Unlike other courtiers, the lowborn status of the Gonzales family would not have made them a threat to the elite, and because they were likened to animals, the court would have viewed them as too uncivilized to be considered human. That being said, her father, Petrus Gonzalvus, was given the title of Don three years before Antoinetta's birth.

Joris Hoefnagel included his portraits of the Gonzales family in his Animalia Rationalia et Insecta, making them the only humans to be featured in four volumes of zoological drawings. Additionally, the painting depicting the family's arrival at the court in Vienna was kept in the Holy Roman Emperor Rudolf II's folder of zoological drawings.

Majority of paintings of people with hypertrichosis were collected in cabinets of curiosities, making their portraits objects meant for display rather than artistic works to be displayed in portrait galleries. A 1621 inventory specifically mentions the portraits of the Gonzales family were hung in adjacent to "Indian" items from the New World, furthering their status as objects to be owned and curiosities of the New World to be marveled at.

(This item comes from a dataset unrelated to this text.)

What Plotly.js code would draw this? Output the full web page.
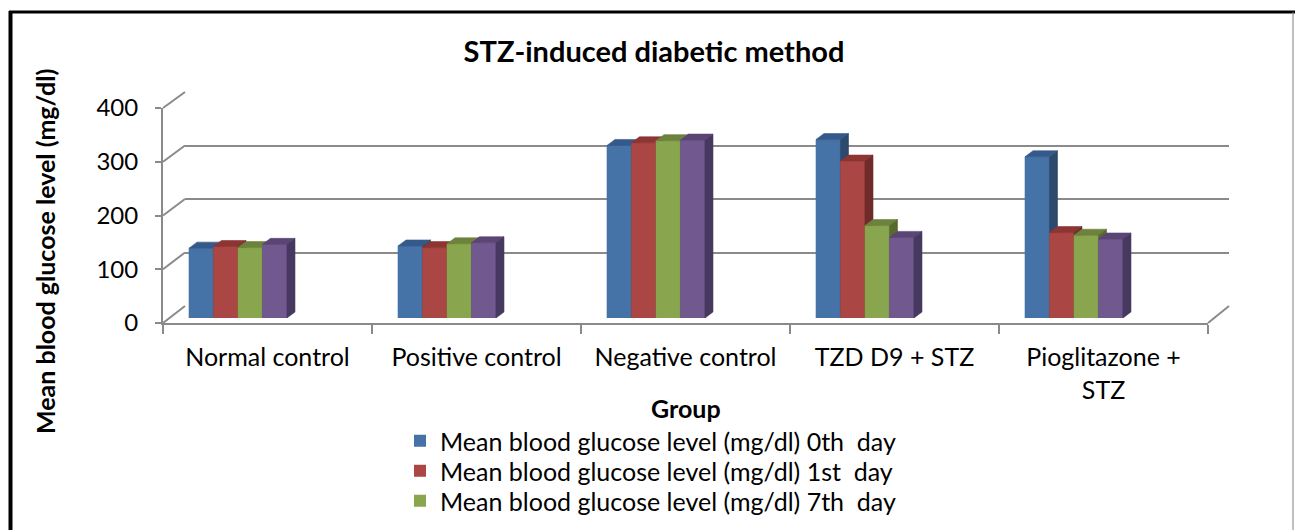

Despite being seen as objects to display, there is evidence of people with hypertrichosis being respected as courtiers. Petrus' intellect impressed King Henri II and he was given an education befitting any other noble boy, including learning Latin. Unlike dwarves, the family's education aligned them closer to other courtiers than the other "court monsters." Antonietta's different appearance made her collectable, but it provided her an education and the safety of a courtier's life. This is apparent in Fontana's depiction of Antonietta, which referenced the cultural beliefs about people with hypertrichosis and combined them with the family's complex personal history.